The Bloomington city council's social services funding committee met last week for a couple hours to hear proposals from the various social service agencies seeking a grant from the Hopkins fund. As is always the case, the proposals for funding came to more than the city had budgeted for grants, so the city will have to deny some of the requests and not fully fund others. This, of course, is why Planned Parenthood should not be funded.
I found it interesting that there we a number of requests to cover salaries. The guidelines for funding state that the funding request should be for a one-time investment, rather than an ongoing expense. According to the document posted on the city's website (download the PDF) "this restriction discourages agencies from relying on these funds from year to year and from using these funds to cover on-going (or operational) costs, particularly those relating to personnel."
This is another reason PP's request should be denied, because this is an ongoing program rather than a true one-time investment. This is not the purchase of an autoclave or a medical examining program (both of which have been purchased for PP by the city in the past) but a request for "help" for a sexual education program that will continue well into the future. Of course, PP does not need "help" for this program, as I have pointed out many times in the past. Planned Parenthood does not need the money. They are seeking a political endorsement, nothing more.
The focus of this program is Indiana University students, though the program is not limited to them. Councilor Andy Ruff asked if there would be a way to determine whether the students who are getting services from this program have a financial need for the program. The woman presenting for Planned Parenthood dodged the question, simply repeating an earlier statement that the program will focus on freshmen at IU.

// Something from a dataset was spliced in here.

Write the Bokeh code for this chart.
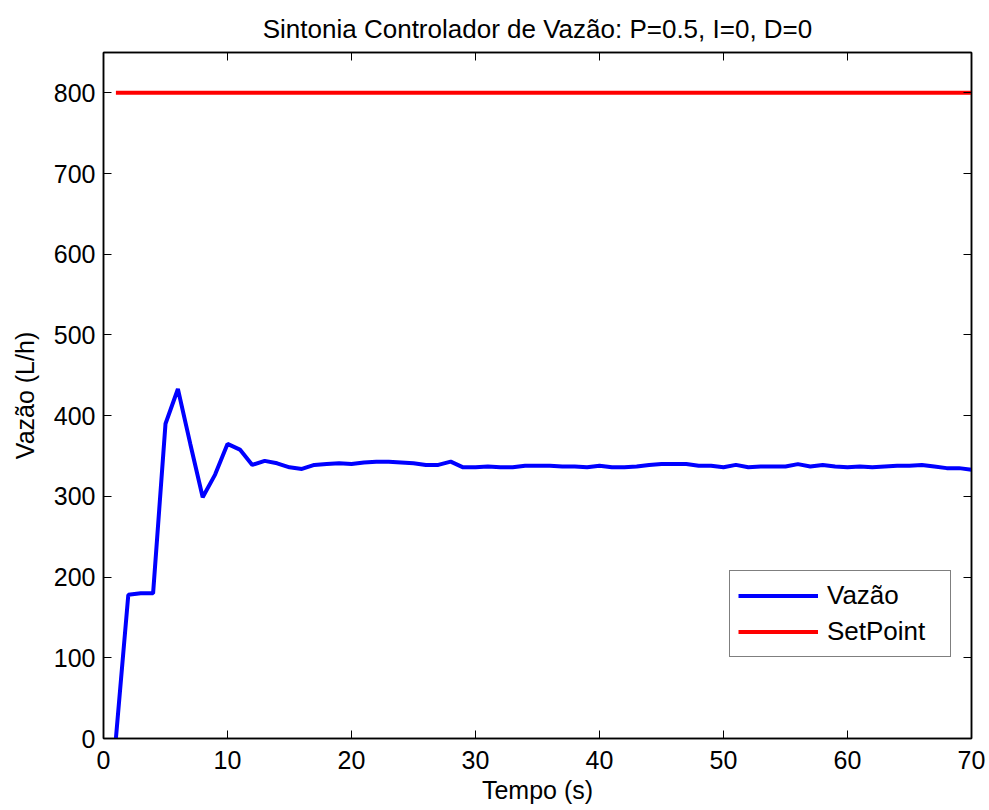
from bokeh.plotting import figure
from bokeh.models import LinearAxis, Range1d, Legend, LegendItem, FixedTicker, CustomJSTickFormatter
from bokeh.embed import file_html
from bokeh.resources import INLINE

tempo = list(range(1, 71))
vazao = [0, 178, 180, 180, 390, 433, 365, 299, 327, 365,
         358, 339, 344, 341, 336, 334, 339, 340, 341, 340,
         342, 343, 343, 342, 341, 339, 339, 343, 336, 336,
         337, 336, 336, 338, 338, 338, 337, 337, 336, 338,
         336, 336, 337, 339, 340, 340, 340, 338, 338, 336,
         339, 336, 337, 337, 337, 340, 337, 339, 337, 336,
         337, 336, 337, 338, 338, 339, 337, 335, 335, 333]
setpoint = [800] * 70
x_ticks = [0, 10, 20, 30, 40, 50, 60, 70]
y_ticks = [0, 100, 200, 300, 400, 500, 600, 700, 800]

FONT = "Liberation Sans"
FS = "25px"

p = figure(width=989, height=810, output_backend="svg", toolbar_location=None,
           x_range=Range1d(0, 70), y_range=Range1d(0, 850),
           min_border_left=103, min_border_right=18, min_border_top=52, min_border_bottom=72)

p.title.text = "Sintonia Controlador de Vazão: P=0.5, I=0, D=0"
p.title.align = "center"
p.title.text_font = FONT
p.title.text_font_size = "26px"
p.title.text_font_style = "normal"
p.title.text_color = "black"
p.title.standoff = 18

p.grid.visible = False
p.outline_line_color = "black"
p.outline_line_width = 1.5
p.background_fill_color = "white"
p.border_fill_color = "white"

for ax in (p.xaxis[0], p.yaxis[0]):
    ax.major_tick_in = 8
    ax.major_tick_out = 0
    ax.minor_tick_in = 0
    ax.minor_tick_out = 0
    ax.axis_line_color = "black"
    ax.axis_line_width = 1.5
    ax.major_tick_line_color = "black"
    ax.major_label_text_font = FONT
    ax.major_label_text_font_size = FS
    ax.major_label_text_color = "black"
    ax.axis_label_text_font = FONT
    ax.axis_label_text_font_size = FS
    ax.axis_label_text_font_style = "normal"
    ax.axis_label_text_color = "black"

p.xaxis[0].ticker = FixedTicker(ticks=x_ticks)
p.yaxis[0].ticker = FixedTicker(ticks=y_ticks)
p.xaxis[0].axis_label = "Tempo (s)"
p.yaxis[0].axis_label = "Vazão (L/h)"
p.xaxis[0].major_label_standoff = 12
p.yaxis[0].major_label_standoff = 8
p.xaxis[0].axis_label_standoff = 4
p.yaxis[0].axis_label_standoff = 12

blank = CustomJSTickFormatter(code="return '';")
top = LinearAxis(ticker=FixedTicker(ticks=x_ticks), formatter=blank,
                 major_tick_in=8, major_tick_out=0, minor_tick_in=0, minor_tick_out=0,
                 major_label_text_font_size="0px", major_label_standoff=0,
                 axis_line_color="black", axis_line_width=1.5)
right = LinearAxis(ticker=FixedTicker(ticks=y_ticks), formatter=blank,
                   major_tick_in=8, major_tick_out=0, minor_tick_in=0, minor_tick_out=0,
                   major_label_text_font_size="0px", major_label_standoff=0,
                   axis_line_color="black", axis_line_width=1.5)
p.add_layout(top, "above")
p.add_layout(right, "right")

r1 = p.line(tempo, vazao, line_color="#0000ff", line_width=4)
r2 = p.line(tempo, setpoint, line_color="#ff0000", line_width=4)

legend = Legend(items=[LegendItem(label="Vazão", renderers=[r1]),
                       LegendItem(label="SetPoint", renderers=[r2])],
                location=(626, 81))
legend.label_text_font = FONT
legend.label_text_font_size = "26px"
legend.label_text_color = "black"
legend.glyph_width = 80
legend.glyph_height = 33
legend.label_height = 33
legend.label_width = 115
legend.spacing = 3
legend.padding = 8
legend.margin = 0
legend.label_standoff = 9
legend.border_line_color = "black"
legend.border_line_width = 1.5
legend.background_fill_alpha = 1.0
p.add_layout(legend, "center")

open("out.html", "w").write(file_html(p, INLINE))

Obviously, residents of Bloomington should not be paying for students to attend this program when they can easily pay for it themselves, and it is interesting that Planned Parenthood's representative dodged the question. It is easy to give a direct answer to that question, even if that answer is "I don't know and I will have to get back to you on that." Why did PP not answer Ruff's question directly? Sidestepping the question is a disservice to the taxpayers of Bloomington, and shows disrespect for those taxpayers and the city council.
I asked PP's representative after the meeting if this would be limited to college students or whether it would reach younger ages. I was not surprised to find out that it reached into local high schools, but it should be a concern that PP is also reaching into middle schools down to the sixth grade. They will be going into the schools. I sent an e-mail to the MCCSC School Board to ask questions about what PP would actually be doing when they go into the schools.
-------- Original Message --------
Subject: Sex, love and the freshman 15
Date: Sat, 19 May 2012 06:34:21 -0700 (PDT)
From: Scott Tibbs <firstname.lastname@example.org>
To: email@example.com, firstname.lastname@example.org, email@example.com, firstname.lastname@example.org, email@example.com, firstname.lastname@example.org, email@example.com
Dear School Board members,
Planned Parenthood is requesting a grant from city government for a sex education program that targets Indiana University students. PP's representative told me last Tuesday after her presentation to the social services funding committee that the program will also seek to educate younger students, down to the sixth grade, and that they would be going into the schools to provide this education. I have a few questions about this.
Does Planned Parenthood already have times scheduled for this program?
Will parents be informed about this, and will parents' permission be required for their children to participate?
How detailed will this program be? Specifically, what will be taught to these students?
Will Planned Parenthood also be offering STD testing to local middle and high school students?